From the bottle to the glass, the ritual of consuming absinthe is accompanied with an authentic gesture. Pernod Absinthe revives the traditional French service of the late 19th century with a line of utensils (fountain, glasses, spoons) created by the young and talented designer Pierre Gonalons. The traditional service can be identified from Montmartre to Williamsburg: 1 measure of absinthe to 5 measures of water.
A slotted spoon is used to dissolve a sugar cube into a glass of absinthe with iced water (filtered or bottled, never from the tap). It is poured drop by drop from a small carafe held high above the glass, or from an absinthe fountain.
This causes the absinthe to cloud, known as the louche effect.
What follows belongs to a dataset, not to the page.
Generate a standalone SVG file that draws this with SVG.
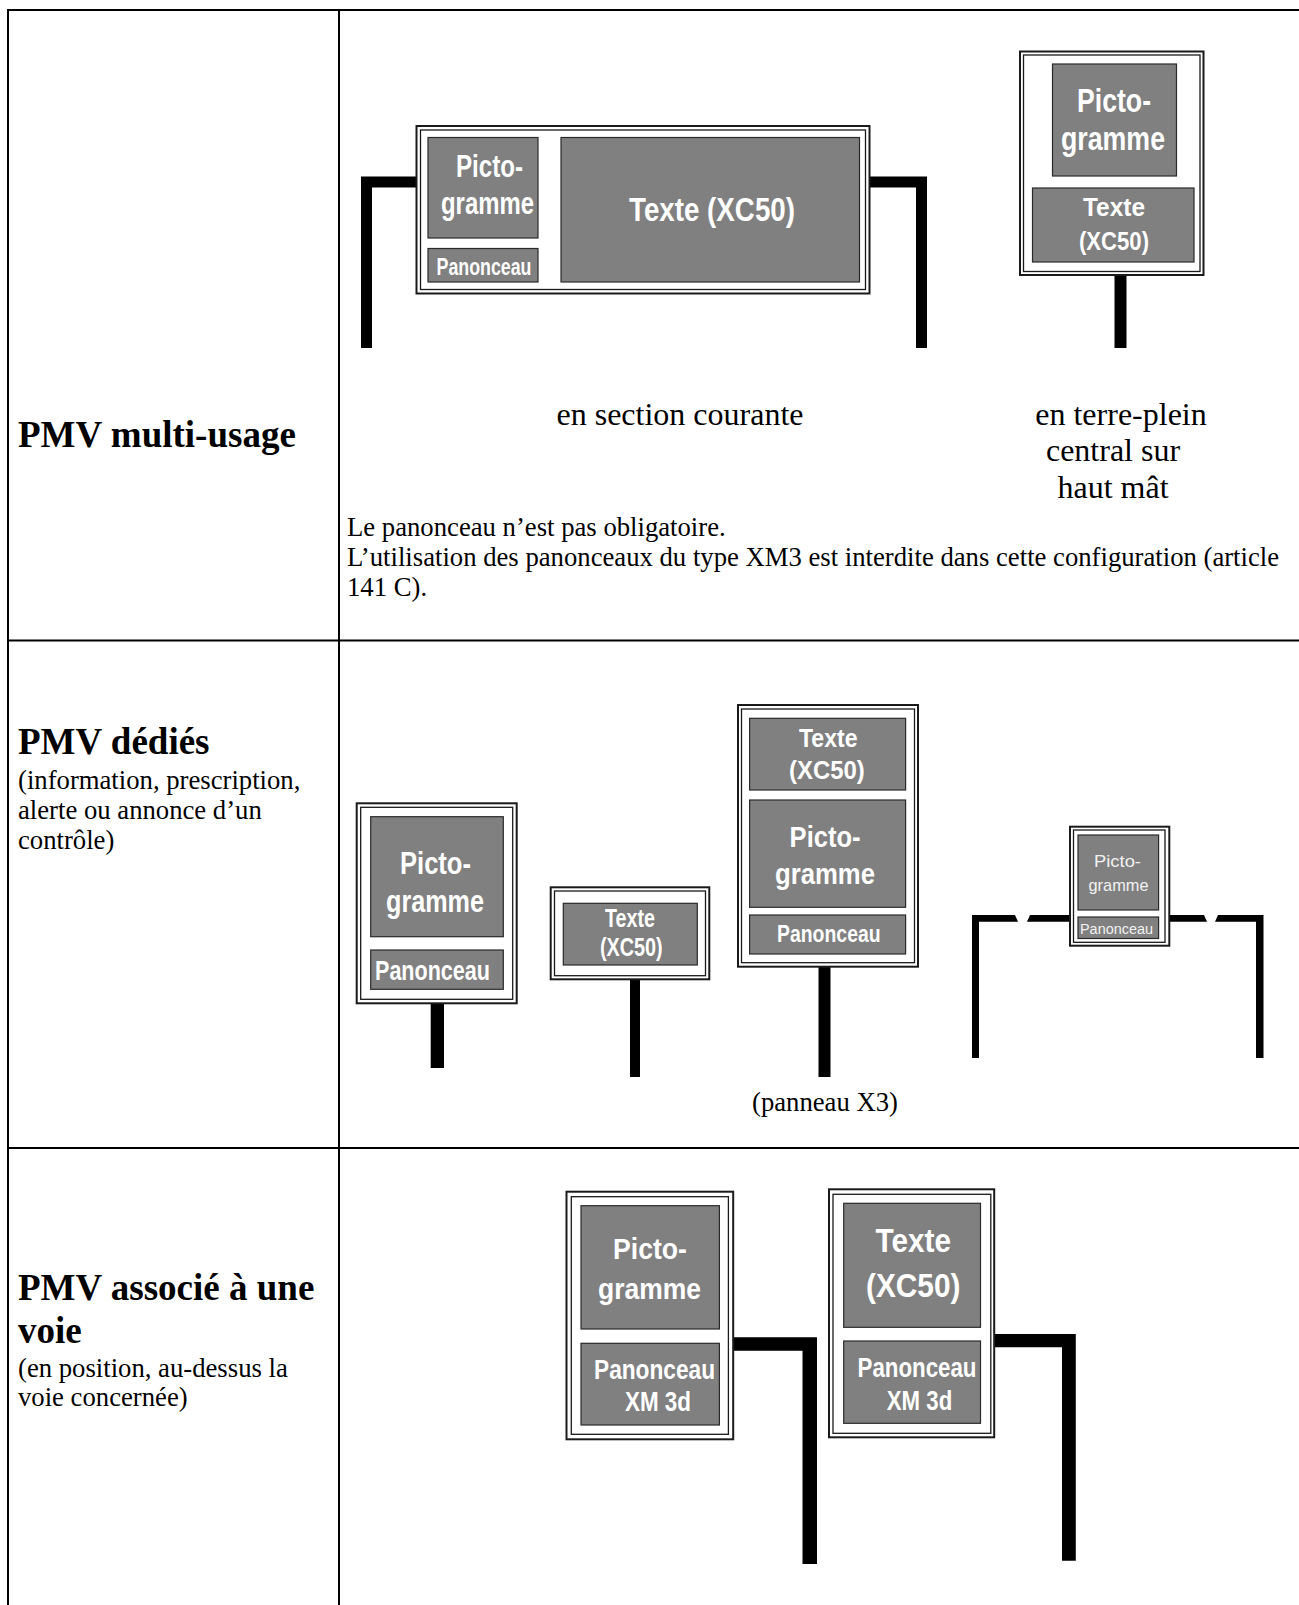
<svg xmlns="http://www.w3.org/2000/svg" width="1299" height="1605" viewBox="0 0 1299 1605">
<style>
.ln{stroke:#000;stroke-width:2;fill:none}
.fo{fill:#fff;stroke:#1a1a1a;stroke-width:2}
.fi{fill:none;stroke:#1a1a1a;stroke-width:1.3}
.box{fill:#808080;stroke:#2a2a2a;stroke-width:1.2}
.post{fill:#000}
.st{font-family:"Liberation Sans",Arial,sans-serif;font-weight:bold;fill:#fff}
.sl{font-family:"Liberation Sans",Arial,sans-serif;fill:#f2f2f2}
.ti{font-family:"Liberation Serif","Times New Roman",serif;font-weight:bold;font-size:37px;fill:#000}
.tx{font-family:"Liberation Serif","Times New Roman",serif;font-size:26.7px;fill:#000}
.lb{font-family:"Liberation Serif","Times New Roman",serif;font-size:32px;fill:#000}
</style>
<rect x="0" y="0" width="1299" height="1605" fill="#fff"/>
<g id="table">
<line class="ln" x1="8" y1="10" x2="1299" y2="10"/>
<line class="ln" x1="8" y1="9" x2="8" y2="1605"/>
<line class="ln" x1="339" y1="10" x2="339" y2="1605"/>
<line class="ln" x1="8" y1="640.5" x2="1299" y2="640.5"/>
<line class="ln" x1="8" y1="1148" x2="1299" y2="1148"/>
</g>
<g id="labels">
<text class="ti" x="18" y="447">PMV multi-usage</text>
<text class="lb" x="680" y="425" text-anchor="middle">en section courante</text>
<text class="lb" x="1121" y="425" text-anchor="middle">en terre-plein</text>
<text class="lb" x="1113" y="461" text-anchor="middle">central sur</text>
<text class="lb" x="1113" y="498" text-anchor="middle">haut mât</text>
<text class="tx" x="347" y="536">Le panonceau n’est pas obligatoire.</text>
<text class="tx" x="347" y="566">L’utilisation des panonceaux du type XM3 est interdite dans cette configuration (article</text>
<text class="tx" x="347" y="596">141 C).</text>
<text class="ti" x="18" y="754">PMV dédiés</text>
<text class="tx" x="18" y="788.5">(information, prescription,</text>
<text class="tx" x="18" y="818.5">alerte ou annonce d’un</text>
<text class="tx" x="18" y="848.5">contrôle)</text>
<text class="tx" x="825" y="1111" text-anchor="middle">(panneau X3)</text>
<text class="ti" x="18" y="1300">PMV associé à une</text>
<text class="ti" x="18" y="1343">voie</text>
<text class="tx" x="18" y="1377">(en position, au-dessus la</text>
<text class="tx" x="18" y="1406">voie concernée)</text>
</g>
<g id="connectors">
<polygon class="post" points="361,176.5 416.5,176.5 416.5,187.5 372,187.5 372,348 361,348"/>
<polygon class="post" points="869.5,176.5 927,176.5 927,348 916,348 916,187.5 869.5,187.5"/>
<rect class="post" x="1114.5" y="275" width="12" height="73"/>
<rect class="post" x="430.7" y="1003" width="13.3" height="65"/>
<rect class="post" x="630" y="979" width="10" height="98"/>
<rect class="post" x="818.5" y="966.7" width="12" height="110.3"/>
<polygon class="post" points="972,915 1015,915 1018,921.7 979,921.7 979,1058 972,1058"/>
<polygon class="post" points="1030,915 1070,915 1070,921.7 1027,921.7"/>
<polygon class="post" points="1169,915 1204,915 1207,921.7 1169,921.7"/>
<polygon class="post" points="1218,915 1263.5,915 1263.5,1058 1256,1058 1256,921.7 1215,921.7"/>
<polygon class="post" points="733.2,1337.3 817,1337.3 817,1564 802.5,1564 802.5,1350.7 733.2,1350.7"/>
<polygon class="post" points="994.2,1334 1075.8,1334 1075.8,1560.7 1062,1560.7 1062,1347.3 994.2,1347.3"/>
</g>
<g id="sign-section-courante">
<rect class="fo" x="416.5" y="126" width="453" height="167.5"/>
<rect class="fi" x="420.5" y="130" width="445" height="159.5"/>
<rect class="box" x="428" y="137.5" width="110" height="100.5"/>
<rect class="box" x="428" y="248.5" width="110" height="33.5"/>
<rect class="box" x="561" y="137.5" width="298.5" height="144.5"/>
<text class="st" x="456" y="177" font-size="31" textLength="67" lengthAdjust="spacingAndGlyphs">Picto-</text>
<text class="st" x="441" y="214" font-size="31" textLength="93" lengthAdjust="spacingAndGlyphs">gramme</text>
<text class="st" x="436.5" y="275" font-size="23" textLength="95" lengthAdjust="spacingAndGlyphs">Panonceau</text>
<text class="st" x="629" y="220.7" font-size="32.5" textLength="166" lengthAdjust="spacingAndGlyphs">Texte (XC50)</text>
</g>
<g id="sign-terre-plein">
<rect class="fo" x="1020" y="51.5" width="183.5" height="223.5"/>
<rect class="fi" x="1023.5" y="55" width="176.5" height="216.5"/>
<rect class="box" x="1052.5" y="64" width="124" height="112"/>
<rect class="box" x="1032.5" y="188" width="161.5" height="74"/>
<text class="st" x="1077" y="112" font-size="33" textLength="74" lengthAdjust="spacingAndGlyphs">Picto-</text>
<text class="st" x="1061" y="150" font-size="33" textLength="104" lengthAdjust="spacingAndGlyphs">gramme</text>
<text class="st" x="1083" y="216" font-size="26.5" textLength="62" lengthAdjust="spacingAndGlyphs">Texte</text>
<text class="st" x="1079" y="249.5" font-size="26.5" textLength="70" lengthAdjust="spacingAndGlyphs">(XC50)</text>
</g>
<g id="sign-dedie-picto">
<rect class="fo" x="356.7" y="803.3" width="160" height="200"/>
<rect class="fi" x="360.7" y="807.3" width="152" height="192"/>
<rect class="box" x="370.7" y="816.7" width="132.6" height="120"/>
<rect class="box" x="370.7" y="950" width="132.6" height="39.3"/>
<text class="st" x="400" y="874.3" font-size="31.7" textLength="71" lengthAdjust="spacingAndGlyphs">Picto-</text>
<text class="st" x="386" y="911.5" font-size="31.7" textLength="98" lengthAdjust="spacingAndGlyphs">gramme</text>
<text class="st" x="375" y="980" font-size="28" textLength="115" lengthAdjust="spacingAndGlyphs">Panonceau</text>
</g>
<g id="sign-dedie-texte">
<rect class="fo" x="550.7" y="887.3" width="158.6" height="92" stroke-width="3"/>
<rect class="fi" x="554.5" y="891" width="151" height="84.7"/>
<rect class="box" x="563.3" y="903.3" width="134" height="61.7"/>
<text class="st" x="605" y="926.7" font-size="25.6" textLength="50" lengthAdjust="spacingAndGlyphs">Texte</text>
<text class="st" x="600" y="956" font-size="25.6" textLength="62.7" lengthAdjust="spacingAndGlyphs">(XC50)</text>
</g>
<g id="sign-x3">
<rect class="fo" x="738" y="705" width="180" height="261.7"/>
<rect class="fi" x="741.5" y="709" width="173" height="253.7"/>
<rect class="box" x="749.6" y="718.3" width="156" height="71.7"/>
<rect class="box" x="749.6" y="800" width="156" height="107.3"/>
<rect class="box" x="749.6" y="915" width="156" height="39"/>
<text class="st" x="799" y="746.7" font-size="25.5" textLength="58.5" lengthAdjust="spacingAndGlyphs">Texte</text>
<text class="st" x="789" y="779" font-size="25.5" textLength="75.7" lengthAdjust="spacingAndGlyphs">(XC50)</text>
<text class="st" x="789.6" y="846.7" font-size="29" textLength="71" lengthAdjust="spacingAndGlyphs">Picto-</text>
<text class="st" x="775" y="884" font-size="29" textLength="100" lengthAdjust="spacingAndGlyphs">gramme</text>
<text class="st" x="777" y="941.7" font-size="23.3" textLength="103.6" lengthAdjust="spacingAndGlyphs">Panonceau</text>
</g>
<g id="sign-portique">
<rect class="fo" x="1070" y="826.7" width="99.3" height="119"/>
<rect class="fi" x="1073.5" y="830" width="91.5" height="112.3"/>
<rect class="box" x="1078" y="835" width="80.6" height="75"/>
<rect class="box" x="1078" y="917" width="80.6" height="21.5"/>
<text class="sl" x="1094" y="867" font-size="17" textLength="47" lengthAdjust="spacingAndGlyphs">Picto-</text>
<text class="sl" x="1088.5" y="891" font-size="17" textLength="60" lengthAdjust="spacingAndGlyphs">gramme</text>
<text class="sl" x="1080" y="933.5" font-size="14" textLength="73" lengthAdjust="spacingAndGlyphs">Panonceau</text>
</g>
<g id="sign-voie-picto">
<rect class="fo" x="566.5" y="1191.7" width="166.7" height="247.6"/>
<rect class="fi" x="571.3" y="1196.7" width="157.1" height="237.6"/>
<rect class="box" x="581" y="1205.7" width="138.4" height="123.3"/>
<rect class="box" x="581" y="1343.3" width="138.4" height="81.7"/>
<text class="st" x="613" y="1259" font-size="30.3" textLength="74" lengthAdjust="spacingAndGlyphs">Picto-</text>
<text class="st" x="598" y="1298.5" font-size="30.3" textLength="103" lengthAdjust="spacingAndGlyphs">gramme</text>
<text class="st" x="594" y="1379.3" font-size="27" textLength="121" lengthAdjust="spacingAndGlyphs">Panonceau</text>
<text class="st" x="625" y="1411" font-size="27" textLength="66" lengthAdjust="spacingAndGlyphs">XM 3d</text>
</g>
<g id="sign-voie-texte">
<rect class="fo" x="829" y="1189.3" width="165.2" height="248" stroke-width="2.5"/>
<rect class="fi" x="833" y="1194.3" width="157.8" height="239"/>
<rect class="box" x="843.7" y="1203.3" width="136.8" height="124"/>
<rect class="box" x="843.7" y="1341" width="136.8" height="82.3"/>
<text class="st" x="875.4" y="1251.7" font-size="32.6" textLength="75.7" lengthAdjust="spacingAndGlyphs">Texte</text>
<text class="st" x="866" y="1296.7" font-size="32.6" textLength="94.5" lengthAdjust="spacingAndGlyphs">(XC50)</text>
<text class="st" x="857.5" y="1376.7" font-size="27" textLength="119" lengthAdjust="spacingAndGlyphs">Panonceau</text>
<text class="st" x="886.8" y="1410" font-size="27" textLength="65.4" lengthAdjust="spacingAndGlyphs">XM 3d</text>
</g>
</svg>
Some consider the liquid to be "liberated" at this point, as the essential oils of the herbs are released, adding to the sensory enjoyment of the drink itself.
The history of the cocktail is synonymous with the story of Absinthe. Born in the 19th century in the Old Absinthe House of New Orleans, the "Sazerac" was America's first cocktail and featured a rinse of Pernod Absinthe around a glass containing a mix of brandy, sugar and Peychaud's bitters. More recently, Charles Vexenat created 'The Green Beast' a refreshing drink of Pernod Absinthe, fresh lime juice, simple syrup, fresh water and cucumber slices. In this second golden age of classic cocktails, absinthe is a fundamental spirit for any bar.
Intense, astringent, and fundamental for any bar.